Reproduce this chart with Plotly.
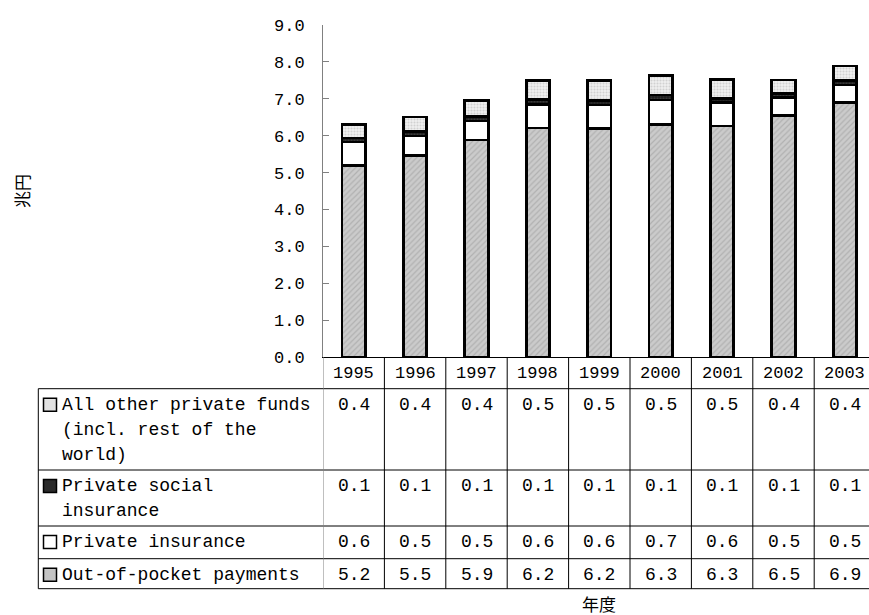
..........
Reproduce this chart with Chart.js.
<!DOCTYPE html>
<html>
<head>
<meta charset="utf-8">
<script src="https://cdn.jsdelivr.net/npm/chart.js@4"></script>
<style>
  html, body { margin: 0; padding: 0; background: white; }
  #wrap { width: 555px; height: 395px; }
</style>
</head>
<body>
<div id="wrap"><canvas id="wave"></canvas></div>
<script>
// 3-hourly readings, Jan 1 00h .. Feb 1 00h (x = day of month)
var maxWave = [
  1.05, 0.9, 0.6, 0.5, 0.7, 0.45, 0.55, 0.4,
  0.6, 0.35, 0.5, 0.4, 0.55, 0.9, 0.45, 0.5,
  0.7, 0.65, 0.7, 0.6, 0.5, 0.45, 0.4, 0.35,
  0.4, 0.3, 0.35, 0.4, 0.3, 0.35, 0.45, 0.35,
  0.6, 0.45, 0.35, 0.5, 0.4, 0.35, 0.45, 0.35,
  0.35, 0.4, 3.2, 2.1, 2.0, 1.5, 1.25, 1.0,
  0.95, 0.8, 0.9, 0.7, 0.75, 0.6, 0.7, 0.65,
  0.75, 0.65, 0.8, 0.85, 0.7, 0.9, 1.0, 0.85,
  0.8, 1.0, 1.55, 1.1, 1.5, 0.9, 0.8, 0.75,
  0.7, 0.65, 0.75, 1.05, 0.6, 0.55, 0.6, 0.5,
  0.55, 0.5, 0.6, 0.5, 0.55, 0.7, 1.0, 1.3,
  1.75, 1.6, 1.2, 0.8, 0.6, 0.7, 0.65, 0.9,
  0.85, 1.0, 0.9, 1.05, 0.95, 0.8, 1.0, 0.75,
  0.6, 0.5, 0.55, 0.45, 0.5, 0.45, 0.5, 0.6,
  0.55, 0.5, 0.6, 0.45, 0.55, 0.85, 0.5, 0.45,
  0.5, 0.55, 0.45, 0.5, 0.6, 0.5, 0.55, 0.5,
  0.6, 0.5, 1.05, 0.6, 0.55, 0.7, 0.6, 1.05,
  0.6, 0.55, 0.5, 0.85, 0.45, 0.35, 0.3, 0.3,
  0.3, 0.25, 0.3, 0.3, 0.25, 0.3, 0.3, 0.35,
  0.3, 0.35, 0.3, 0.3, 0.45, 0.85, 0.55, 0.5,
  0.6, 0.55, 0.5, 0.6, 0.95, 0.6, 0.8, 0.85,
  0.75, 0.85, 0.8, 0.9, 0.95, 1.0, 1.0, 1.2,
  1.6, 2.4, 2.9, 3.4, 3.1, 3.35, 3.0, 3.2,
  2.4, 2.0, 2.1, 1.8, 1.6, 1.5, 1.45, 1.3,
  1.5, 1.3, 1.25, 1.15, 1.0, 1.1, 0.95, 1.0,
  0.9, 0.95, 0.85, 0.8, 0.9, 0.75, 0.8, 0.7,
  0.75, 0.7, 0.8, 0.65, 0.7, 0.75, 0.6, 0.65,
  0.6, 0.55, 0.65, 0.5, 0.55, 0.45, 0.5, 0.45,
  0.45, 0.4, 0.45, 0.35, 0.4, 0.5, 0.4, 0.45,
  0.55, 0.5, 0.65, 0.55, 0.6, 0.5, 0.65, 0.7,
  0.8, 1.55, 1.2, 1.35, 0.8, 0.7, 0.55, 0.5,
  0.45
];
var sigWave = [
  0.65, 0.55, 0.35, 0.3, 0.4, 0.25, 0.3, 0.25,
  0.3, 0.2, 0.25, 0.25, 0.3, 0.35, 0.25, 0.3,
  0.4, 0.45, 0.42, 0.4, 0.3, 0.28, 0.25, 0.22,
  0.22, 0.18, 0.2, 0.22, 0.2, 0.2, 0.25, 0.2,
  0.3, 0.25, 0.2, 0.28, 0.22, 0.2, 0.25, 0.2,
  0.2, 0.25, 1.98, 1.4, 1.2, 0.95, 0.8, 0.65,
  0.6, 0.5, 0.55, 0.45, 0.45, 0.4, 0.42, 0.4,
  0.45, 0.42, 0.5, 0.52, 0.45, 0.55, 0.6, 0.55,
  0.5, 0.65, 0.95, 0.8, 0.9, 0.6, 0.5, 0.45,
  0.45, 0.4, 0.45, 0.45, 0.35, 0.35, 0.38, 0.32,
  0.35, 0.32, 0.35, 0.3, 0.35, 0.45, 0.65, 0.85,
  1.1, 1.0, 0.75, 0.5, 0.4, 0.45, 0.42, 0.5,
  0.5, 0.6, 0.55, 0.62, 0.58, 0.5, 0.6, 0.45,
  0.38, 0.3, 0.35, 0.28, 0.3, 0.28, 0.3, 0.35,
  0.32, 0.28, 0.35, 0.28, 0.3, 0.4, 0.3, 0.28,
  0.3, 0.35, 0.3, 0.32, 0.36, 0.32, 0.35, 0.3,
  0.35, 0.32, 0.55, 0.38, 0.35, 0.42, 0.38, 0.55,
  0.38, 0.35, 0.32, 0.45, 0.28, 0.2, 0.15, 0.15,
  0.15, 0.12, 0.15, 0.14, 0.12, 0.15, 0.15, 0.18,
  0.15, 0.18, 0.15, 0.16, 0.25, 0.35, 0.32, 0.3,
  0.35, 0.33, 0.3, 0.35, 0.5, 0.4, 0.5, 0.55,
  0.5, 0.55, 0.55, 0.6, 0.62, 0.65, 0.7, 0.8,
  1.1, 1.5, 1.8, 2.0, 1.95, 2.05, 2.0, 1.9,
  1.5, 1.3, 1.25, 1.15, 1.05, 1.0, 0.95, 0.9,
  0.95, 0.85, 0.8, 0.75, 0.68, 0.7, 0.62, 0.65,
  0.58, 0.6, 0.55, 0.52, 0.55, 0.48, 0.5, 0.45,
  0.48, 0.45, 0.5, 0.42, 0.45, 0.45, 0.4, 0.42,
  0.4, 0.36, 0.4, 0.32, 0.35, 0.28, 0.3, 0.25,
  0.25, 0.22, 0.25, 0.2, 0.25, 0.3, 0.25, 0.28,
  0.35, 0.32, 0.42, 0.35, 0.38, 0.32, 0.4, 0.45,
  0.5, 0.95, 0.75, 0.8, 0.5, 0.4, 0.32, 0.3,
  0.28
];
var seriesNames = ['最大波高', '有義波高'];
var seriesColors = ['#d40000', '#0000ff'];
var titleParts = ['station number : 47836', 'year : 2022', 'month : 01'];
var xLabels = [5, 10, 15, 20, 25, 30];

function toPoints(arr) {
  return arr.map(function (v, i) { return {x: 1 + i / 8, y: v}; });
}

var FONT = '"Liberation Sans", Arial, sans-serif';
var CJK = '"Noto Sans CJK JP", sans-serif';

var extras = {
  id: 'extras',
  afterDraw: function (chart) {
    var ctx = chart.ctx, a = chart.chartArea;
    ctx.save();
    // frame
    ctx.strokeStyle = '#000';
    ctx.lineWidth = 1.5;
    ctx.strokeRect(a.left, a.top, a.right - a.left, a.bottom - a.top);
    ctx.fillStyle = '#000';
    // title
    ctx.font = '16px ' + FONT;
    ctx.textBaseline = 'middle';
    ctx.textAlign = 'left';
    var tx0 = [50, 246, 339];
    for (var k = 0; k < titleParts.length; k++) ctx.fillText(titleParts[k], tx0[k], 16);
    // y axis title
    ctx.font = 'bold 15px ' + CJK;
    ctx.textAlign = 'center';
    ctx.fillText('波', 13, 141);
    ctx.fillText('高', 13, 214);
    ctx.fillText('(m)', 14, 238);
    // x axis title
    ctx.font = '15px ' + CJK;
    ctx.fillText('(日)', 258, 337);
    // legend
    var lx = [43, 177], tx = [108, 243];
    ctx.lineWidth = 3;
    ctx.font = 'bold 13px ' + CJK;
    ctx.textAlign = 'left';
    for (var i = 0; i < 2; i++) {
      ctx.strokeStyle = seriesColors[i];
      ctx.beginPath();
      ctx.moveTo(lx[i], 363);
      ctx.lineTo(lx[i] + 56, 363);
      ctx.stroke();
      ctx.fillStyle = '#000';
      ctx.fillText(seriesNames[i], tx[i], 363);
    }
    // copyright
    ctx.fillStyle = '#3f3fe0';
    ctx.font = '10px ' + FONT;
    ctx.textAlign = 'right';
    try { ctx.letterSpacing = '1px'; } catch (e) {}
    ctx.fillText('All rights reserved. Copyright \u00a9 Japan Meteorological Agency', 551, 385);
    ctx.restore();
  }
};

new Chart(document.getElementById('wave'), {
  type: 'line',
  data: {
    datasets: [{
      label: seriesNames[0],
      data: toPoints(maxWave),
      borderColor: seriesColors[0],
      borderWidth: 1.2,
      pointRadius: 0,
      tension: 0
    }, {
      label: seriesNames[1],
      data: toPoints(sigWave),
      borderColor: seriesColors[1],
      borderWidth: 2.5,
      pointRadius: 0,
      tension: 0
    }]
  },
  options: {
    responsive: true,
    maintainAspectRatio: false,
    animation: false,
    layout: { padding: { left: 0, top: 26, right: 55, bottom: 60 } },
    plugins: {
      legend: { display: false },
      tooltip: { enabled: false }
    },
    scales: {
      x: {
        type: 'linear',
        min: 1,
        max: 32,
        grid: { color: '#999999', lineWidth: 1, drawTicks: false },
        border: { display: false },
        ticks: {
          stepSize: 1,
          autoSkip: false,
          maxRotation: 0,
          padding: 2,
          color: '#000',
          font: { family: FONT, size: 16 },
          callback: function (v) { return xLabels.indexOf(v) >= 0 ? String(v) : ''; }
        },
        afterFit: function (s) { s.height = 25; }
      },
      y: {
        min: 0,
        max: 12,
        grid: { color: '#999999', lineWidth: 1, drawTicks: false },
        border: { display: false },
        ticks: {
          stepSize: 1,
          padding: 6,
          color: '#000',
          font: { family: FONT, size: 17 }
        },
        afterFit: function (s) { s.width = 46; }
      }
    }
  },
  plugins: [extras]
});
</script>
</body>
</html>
..........
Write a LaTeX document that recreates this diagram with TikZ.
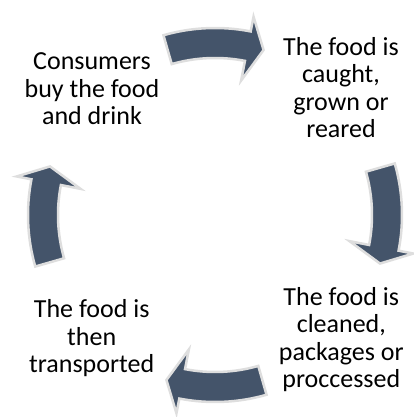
..........
Identify which lines contain the word "document" and copy each one.

The reply
new Chart(document.getElementById('wave'), {
Write a LaTeX document that recreates this diagram with TikZ.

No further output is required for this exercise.